In Teenage Mutant Ninja Turtles, Fox’s April is a frustrated on-air talent, sick of the froth and foam fluff-pieces that see her bouncing on trampolines in the West Village. Instead, she wants to track the mysterious vigilantes working to defeat the dreaded Foot Clan, a group of masked ninja-gunmen under the leadership of Shredder, a big, bad dude who wants to conquer New York City for his own mysterious, mustache-twirling needs. As it turns out, the vigilantes that April pursues are the Turtles, and they owe their very lives to April in the first place — because (SPOILER ALERT) once upon a time, the Turtles were April’s pets, lab experiments she rescued from a fire and set free in the sewers of Manhattan.
It’s a weird twist that adds little value to the overall picture. Instead of working to establish her trustworthiness and earning her spot with the Turtles as an outsider, April is immediately part of the family, with no chance to prove anything to the audience. She plays an active role in the Turtles’ existence, but beyond that, she’s a damsel-in-distress who contributes nothing to the story. A better actress could elevate April beyond her story woes, but Fox is not that actress. It does not help that she’s completely objectified by the camera, at one point nearly killed because Will Arnett’s smarmy Vern Fenwick is too busy staring at her rear end when he should be driving a car.
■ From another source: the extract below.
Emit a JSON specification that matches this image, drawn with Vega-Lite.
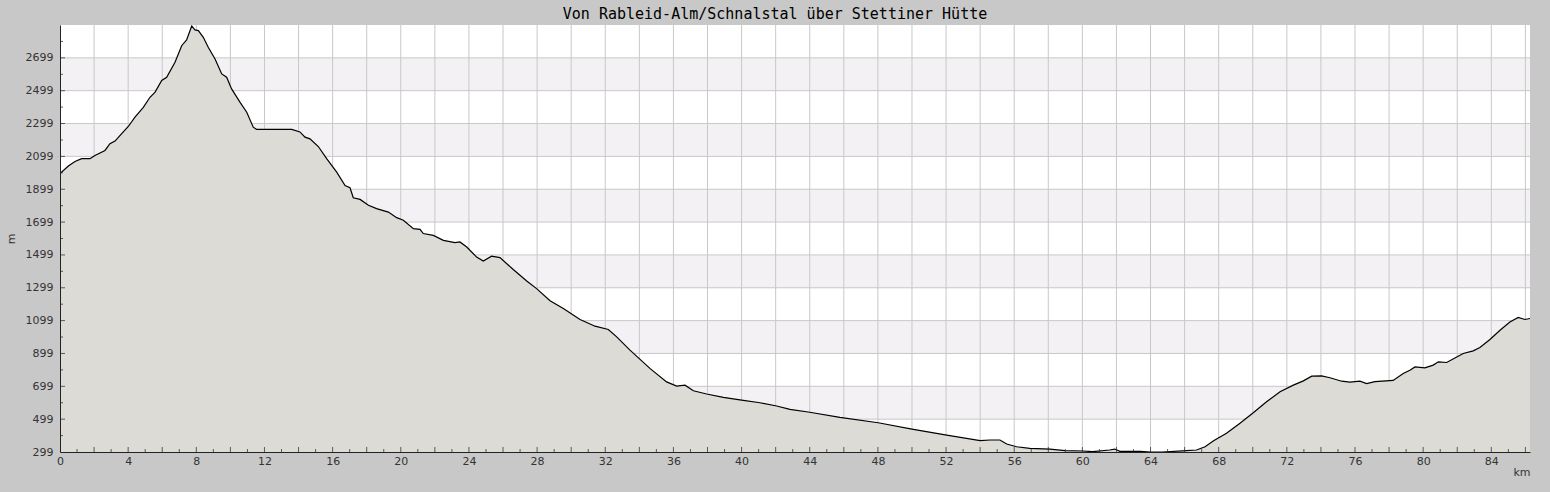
{
  "$schema": "https://vega.github.io/schema/vega-lite/v6.json",
  "width": 1470,
  "height": 427,
  "autosize": {"type": "none"},
  "padding": {"left": 60, "top": 25, "right": 20, "bottom": 40},
  "background": "#c8c8c8",
  "view": {"fill": "#ffffff", "stroke": null},
  "config": {"axis": {"labelOverlap": false}},
  "title": {
    "text": "Von Rableid-Alm/Schnalstal über Stettiner Hütte",
    "font": "DejaVu Sans Mono",
    "fontSize": 15,
    "fontWeight": "normal",
    "color": "#000000",
    "anchor": "middle",
    "dx": -20,
    "offset": 3
  },
  "datasets": {
    "profile": [
      {"km": 0, "elev": 1995}, {"km": 0.49, "elev": 2040}, {"km": 0.88, "elev": 2068}, {"km": 1.27, "elev": 2085},
      {"km": 1.76, "elev": 2085}, {"km": 2.05, "elev": 2105}, {"km": 2.64, "elev": 2135}, {"km": 2.93, "elev": 2176},
      {"km": 3.23, "elev": 2192}, {"km": 3.62, "elev": 2237}, {"km": 4.01, "elev": 2281}, {"km": 4.4, "elev": 2338},
      {"km": 4.89, "elev": 2398}, {"km": 5.28, "elev": 2459}, {"km": 5.58, "elev": 2490}, {"km": 5.97, "elev": 2561},
      {"km": 6.26, "elev": 2581}, {"km": 6.75, "elev": 2672}, {"km": 7.14, "elev": 2773}, {"km": 7.43, "elev": 2808},
      {"km": 7.73, "elev": 2893}, {"km": 7.92, "elev": 2869}, {"km": 8.12, "elev": 2865}, {"km": 8.41, "elev": 2824},
      {"km": 8.7, "elev": 2763}, {"km": 9.1, "elev": 2692}, {"km": 9.49, "elev": 2601}, {"km": 9.78, "elev": 2581},
      {"km": 10.07, "elev": 2510}, {"km": 10.56, "elev": 2429}, {"km": 10.96, "elev": 2368}, {"km": 11.34, "elev": 2277},
      {"km": 11.54, "elev": 2263}, {"km": 13.6, "elev": 2263}, {"km": 14.08, "elev": 2248}, {"km": 14.38, "elev": 2216},
      {"km": 14.67, "elev": 2206}, {"km": 15.16, "elev": 2159}, {"km": 15.65, "elev": 2085}, {"km": 16.24, "elev": 2003},
      {"km": 16.73, "elev": 1922}, {"km": 17.02, "elev": 1908}, {"km": 17.21, "elev": 1847}, {"km": 17.61, "elev": 1837},
      {"km": 18.1, "elev": 1801}, {"km": 18.58, "elev": 1781}, {"km": 19.27, "elev": 1760}, {"km": 19.76, "elev": 1726},
      {"km": 20.15, "elev": 1710}, {"km": 20.74, "elev": 1659}, {"km": 21.13, "elev": 1655}, {"km": 21.32, "elev": 1629},
      {"km": 21.91, "elev": 1618}, {"km": 22.5, "elev": 1588}, {"km": 23.18, "elev": 1574}, {"km": 23.47, "elev": 1578},
      {"km": 23.87, "elev": 1547}, {"km": 24.45, "elev": 1486}, {"km": 24.84, "elev": 1462}, {"km": 25.33, "elev": 1491},
      {"km": 25.82, "elev": 1483}, {"km": 26.6, "elev": 1410}, {"km": 27.39, "elev": 1340}, {"km": 27.97, "elev": 1294},
      {"km": 28.76, "elev": 1220}, {"km": 29.54, "elev": 1173}, {"km": 30.52, "elev": 1106}, {"km": 31.4, "elev": 1065},
      {"km": 32.18, "elev": 1045}, {"km": 32.67, "elev": 1000}, {"km": 33.45, "elev": 919}, {"km": 34.62, "elev": 808},
      {"km": 35.6, "elev": 726}, {"km": 36.19, "elev": 700}, {"km": 36.68, "elev": 706}, {"km": 37.17, "elev": 672},
      {"km": 37.95, "elev": 652}, {"km": 38.93, "elev": 632}, {"km": 40.0, "elev": 615}, {"km": 41.08, "elev": 599},
      {"km": 42.06, "elev": 579}, {"km": 42.84, "elev": 559}, {"km": 44.0, "elev": 541}, {"km": 45.77, "elev": 510},
      {"km": 48.02, "elev": 477}, {"km": 50.08, "elev": 437}, {"km": 52.04, "elev": 402}, {"km": 54.0, "elev": 368},
      {"km": 54.58, "elev": 372}, {"km": 55.16, "elev": 372}, {"km": 55.56, "elev": 348}, {"km": 56.14, "elev": 331},
      {"km": 56.92, "elev": 321}, {"km": 58.1, "elev": 317}, {"km": 58.98, "elev": 307}, {"km": 60.05, "elev": 305},
      {"km": 60.6, "elev": 301}, {"km": 61.6, "elev": 311}, {"km": 61.9, "elev": 317}, {"km": 62.2, "elev": 303},
      {"km": 63.4, "elev": 303}, {"km": 64.0, "elev": 299}, {"km": 64.7, "elev": 299}, {"km": 66.1, "elev": 307},
      {"km": 66.7, "elev": 311}, {"km": 67.2, "elev": 331}, {"km": 67.7, "elev": 368}, {"km": 68.46, "elev": 413},
      {"km": 69.25, "elev": 474}, {"km": 70.03, "elev": 538}, {"km": 70.81, "elev": 605}, {"km": 71.6, "elev": 666},
      {"km": 72.38, "elev": 706}, {"km": 72.97, "elev": 732}, {"km": 73.46, "elev": 761}, {"km": 74.04, "elev": 763},
      {"km": 74.53, "elev": 751}, {"km": 75.22, "elev": 730}, {"km": 75.7, "elev": 724}, {"km": 76.29, "elev": 730},
      {"km": 76.68, "elev": 716}, {"km": 77.17, "elev": 728}, {"km": 78.24, "elev": 735}, {"km": 78.83, "elev": 777},
      {"km": 79.22, "elev": 797}, {"km": 79.52, "elev": 817}, {"km": 80.1, "elev": 811}, {"km": 80.59, "elev": 828},
      {"km": 80.89, "elev": 848}, {"km": 81.38, "elev": 844}, {"km": 81.97, "elev": 878}, {"km": 82.35, "elev": 899},
      {"km": 82.94, "elev": 915}, {"km": 83.33, "elev": 935}, {"km": 83.92, "elev": 984}, {"km": 84.51, "elev": 1040},
      {"km": 85.09, "elev": 1091}, {"km": 85.58, "elev": 1118}, {"km": 85.97, "elev": 1106}, {"km": 86.27, "elev": 1112}
    ],
    "bands": [
      {"lo": 499, "hi": 699}, {"lo": 899, "hi": 1099}, {"lo": 1299, "hi": 1499},
      {"lo": 1699, "hi": 1899}, {"lo": 2099, "hi": 2299}, {"lo": 2499, "hi": 2699}
    ],
    "vgrid": [
      {"km": 0}, {"km": 2}, {"km": 4}, {"km": 6}, {"km": 8}, {"km": 10}, {"km": 12}, {"km": 14}, {"km": 16}, {"km": 18},
      {"km": 20}, {"km": 22}, {"km": 24}, {"km": 26}, {"km": 28}, {"km": 30}, {"km": 32}, {"km": 34}, {"km": 36}, {"km": 38},
      {"km": 40}, {"km": 42}, {"km": 44}, {"km": 46}, {"km": 48}, {"km": 50}, {"km": 52}, {"km": 54}, {"km": 56}, {"km": 58},
      {"km": 60}, {"km": 62}, {"km": 64}, {"km": 66}, {"km": 68}, {"km": 70}, {"km": 72}, {"km": 74}, {"km": 76}, {"km": 78},
      {"km": 80}, {"km": 82}, {"km": 84}, {"km": 86}
    ],
    "xminor": [
      {"km": 1}, {"km": 3}, {"km": 5}, {"km": 7}, {"km": 9}, {"km": 11}, {"km": 13}, {"km": 15}, {"km": 17}, {"km": 19},
      {"km": 21}, {"km": 23}, {"km": 25}, {"km": 27}, {"km": 29}, {"km": 31}, {"km": 33}, {"km": 35}, {"km": 37}, {"km": 39},
      {"km": 41}, {"km": 43}, {"km": 45}, {"km": 47}, {"km": 49}, {"km": 51}, {"km": 53}, {"km": 55}, {"km": 57}, {"km": 59},
      {"km": 61}, {"km": 63}, {"km": 65}, {"km": 67}, {"km": 69}, {"km": 71}, {"km": 73}, {"km": 75}, {"km": 77}, {"km": 79},
      {"km": 81}, {"km": 83}, {"km": 85}
    ],
    "hgrid": [
      {"elev": 499}, {"elev": 699}, {"elev": 899}, {"elev": 1099}, {"elev": 1299}, {"elev": 1499},
      {"elev": 1699}, {"elev": 1899}, {"elev": 2099}, {"elev": 2299}, {"elev": 2499}, {"elev": 2699}
    ],
    "yminor": [
      {"elev": 399}, {"elev": 599}, {"elev": 799}, {"elev": 999}, {"elev": 1199}, {"elev": 1399}, {"elev": 1599},
      {"elev": 1799}, {"elev": 1999}, {"elev": 2199}, {"elev": 2399}, {"elev": 2599}, {"elev": 2799}
    ]
  },
  "layer": [
    {
      "data": {"name": "bands"},
      "mark": {"type": "rect", "color": "#f3f1f4"},
      "encoding": {
        "y": {"field": "lo", "type": "quantitative", "scale": {"domain": [299, 2899], "nice": false, "zero": false}},
        "y2": {"field": "hi"}
      }
    },
    {
      "data": {"name": "vgrid"},
      "mark": {"type": "rule", "color": "#c8c8c8", "strokeWidth": 1},
      "encoding": {
        "x": {"field": "km", "type": "quantitative", "scale": {"domain": [0, 86.27], "nice": false, "zero": false}}
      }
    },
    {
      "data": {"name": "hgrid"},
      "mark": {"type": "rule", "color": "#c8c8c8", "strokeWidth": 1},
      "encoding": {
        "y": {"field": "elev", "type": "quantitative"}
      }
    },
    {
      "data": {"name": "profile"},
      "mark": {"type": "area", "color": "#dcdbd6", "clip": true},
      "encoding": {
        "x": {
          "field": "km", "type": "quantitative",
          "axis": {
            "title": "km",
            "titleAnchor": "end",
            "titleAlign": "right",
            "titleFont": "DejaVu Sans",
            "titleFontSize": 11,
            "titleFontWeight": "normal",
            "titleColor": "#333333",
            "titlePadding": 0,
            "values": [0,4,8,12,16,20,24,28,32,36,40,44,48,52,56,60,64,68,72,76,80,84],
            "tickCount": 100,
            "format": "d",
            "grid": false,
            "ticks": false,
            "zindex": 1,
            "domainColor": "#222222",
            "labelFont": "DejaVu Sans",
            "labelFontSize": 11,
            "labelColor": "#333333",
            "labelPadding": 3,
            "labelFlush": false,
            "labelOverlap": false
          }
        },
        "y": {
          "field": "elev", "type": "quantitative",
          "axis": {
            "title": "m",
            "titleFont": "DejaVu Sans",
            "titleFontSize": 11,
            "titleFontWeight": "normal",
            "titleColor": "#333333",
            "titlePadding": 9,
            "values": [299,499,699,899,1099,1299,1499,1699,1899,2099,2299,2499,2699],
            "tickCount": 100,
            "format": "d",
            "grid": false,
            "ticks": false,
            "zindex": 1,
            "domainColor": "#222222",
            "labelFont": "DejaVu Sans",
            "labelFontSize": 11,
            "labelColor": "#333333",
            "labelPadding": 7,
            "labelOverlap": false
          }
        }
      }
    },
    {
      "data": {"name": "profile"},
      "mark": {"type": "line", "color": "#000000", "strokeWidth": 1.2, "clip": true},
      "encoding": {
        "x": {"field": "km", "type": "quantitative"},
        "y": {"field": "elev", "type": "quantitative"}
      }
    },
    {
      "data": {"name": "vgrid"},
      "mark": {"type": "tick", "orient": "vertical", "size": 10, "thickness": 1, "color": "#222222", "clip": true},
      "encoding": {
        "x": {"field": "km", "type": "quantitative"},
        "y": {"datum": 299, "type": "quantitative"}
      }
    },
    {
      "data": {"name": "xminor"},
      "mark": {"type": "tick", "orient": "vertical", "size": 6, "thickness": 1, "color": "#222222", "clip": true},
      "encoding": {
        "x": {"field": "km", "type": "quantitative"},
        "y": {"datum": 299, "type": "quantitative"}
      }
    },
    {
      "data": {"name": "hgrid"},
      "mark": {"type": "tick", "orient": "horizontal", "size": 10, "thickness": 1, "color": "#222222", "clip": true},
      "encoding": {
        "y": {"field": "elev", "type": "quantitative"},
        "x": {"datum": 0, "type": "quantitative"}
      }
    },
    {
      "data": {"name": "yminor"},
      "mark": {"type": "tick", "orient": "horizontal", "size": 6, "thickness": 1, "color": "#222222", "clip": true},
      "encoding": {
        "y": {"field": "elev", "type": "quantitative"},
        "x": {"datum": 0, "type": "quantitative"}
      }
    }
  ]
}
Origin twists aside, Ninja Turtles shares an Amazing Spider-Man link in its MacGuffin. There’s secret power oozing through the brothers’ blood, and Shredder wants it bad. It’s what Dane DeHaan’s Harry Osborn desired from Andrew Garfield’s Peter Parker in ASM2. Heck, it’s the same reason Zachary Quinto’s Spock chased Benedict Cumberbatch’s Khan all over San Francisco at the end of Star Trek Into Darkness. And it’s what Shredder wants, too: Turtle blood, mixed in with his Turtle soup. How original.
Turtles twists the origin story of the mutant ninja bros with an extra degree of importance for April O’Neill.
Unfortunately, it really is the only area where Ninja Turtles succeeds. Fox’s April is a flat-lined lead with an unnecessarily convoluted backstory and an underwhelming role in the main story. The brothers are faithfully rendered, but their ninja antics are too big and loud and claustrophobic to appreciate. The story lacks any semblance of originality. Perhaps it’ll win over a pre-teen crowd, but with Guardians of the Galaxy in theaters at the same time vying for the same audience, it’s impossible to recommend Ninja Turtles as an alternative. It’s a shame; Ninja Turtles is a very fun franchise when it’s in the right hands. Here, it’s just a giant fart joke.
But, you know. Pepperoni.
Teenage Mutant Ninja Turtles is in theaters now.